The HKLPFA survey showed that 94% of respondents said they had existing funds that were domiciled in the Cayman Islands while only 28% said they had funds domiciled in Hong Kong.
So far, Hong Kong’s attraction seems to be limited to fund managers with a Chinese background. Most newly registered LPFs in the city have Chinese names and are likely to be associated with Chinese money.
Jiang Jingjing, a partner with law firm King & Wood Mallesons in Hong Kong, estimates that 95% of the LPFs set up in Hong Kong are backed by Chinese capital. “The first to use the Hong Kong LPF structure are large state-owned institutions, but now some private institutions have started to take up the structure, and quite a few have European or U.S. investors as limited partners, so it’s possible that European and U.S. investors will gradually accept the LPF structure in Hong Kong,” he said.

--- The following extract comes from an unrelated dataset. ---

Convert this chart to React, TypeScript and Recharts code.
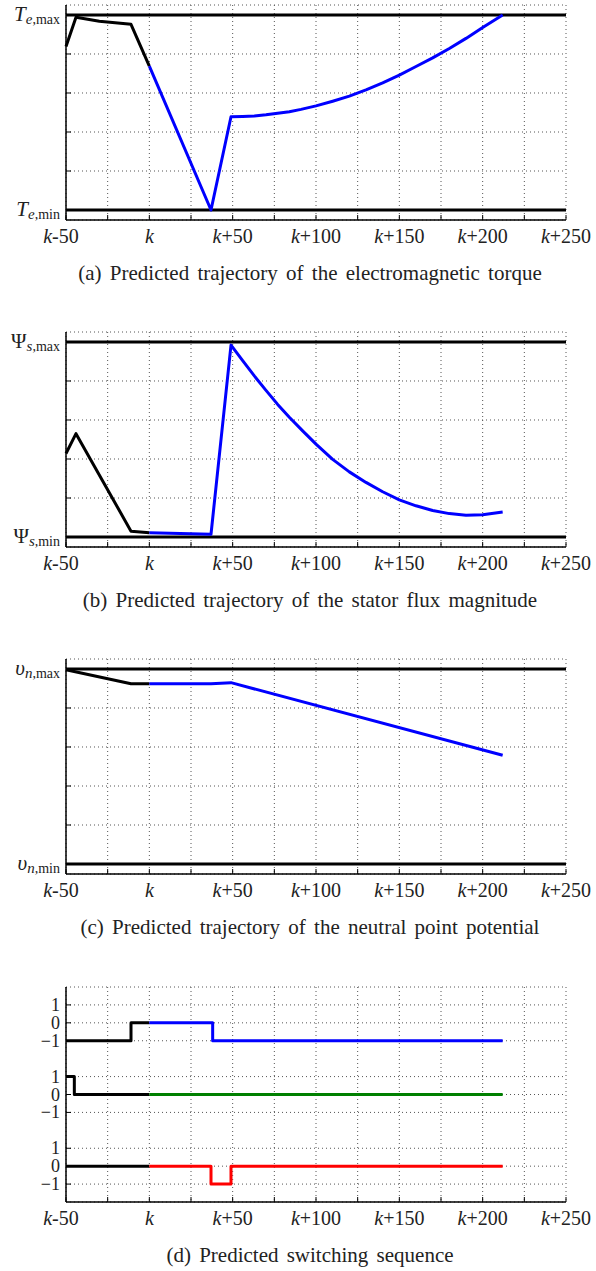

It will take time for European and U.S. funds to accept the LPF structure in Hong Kong, said Au King-lun, executive director of the Hong Kong Financial Services Development Council, a government-backed think tank. “They aren’t familiar with the new regime, so they are hesitant to register in Hong Kong,” he said.
Darren Bowdern, head of alternative investments at KPMG China, said his firm is helping international private investment funds to register in Hong Kong, explaining to them the new structure and designing tax arrangements.
There are still challenges to overcome, however. Respondents to the HKLPFA survey had reservations about using the LPF structure, pointing out that as it is relatively new and untested, investors aren’t familiar with it and might be reluctant to use it, which could deter funds from choosing to domicile in Hong Kong. There are also concerns about whether favorable policies such as tax concessions can be effectively implemented and whether the legislation on re-domiciling will allow the process to be conducted smoothly.
Respondents also pointed out that despite all the regulatory changes, private fund managers in Hong Kong are still more tightly regulated than those in Singapore and the Cayman Islands and said the SFC should consider relaxing licensing requirements for PE fund managers.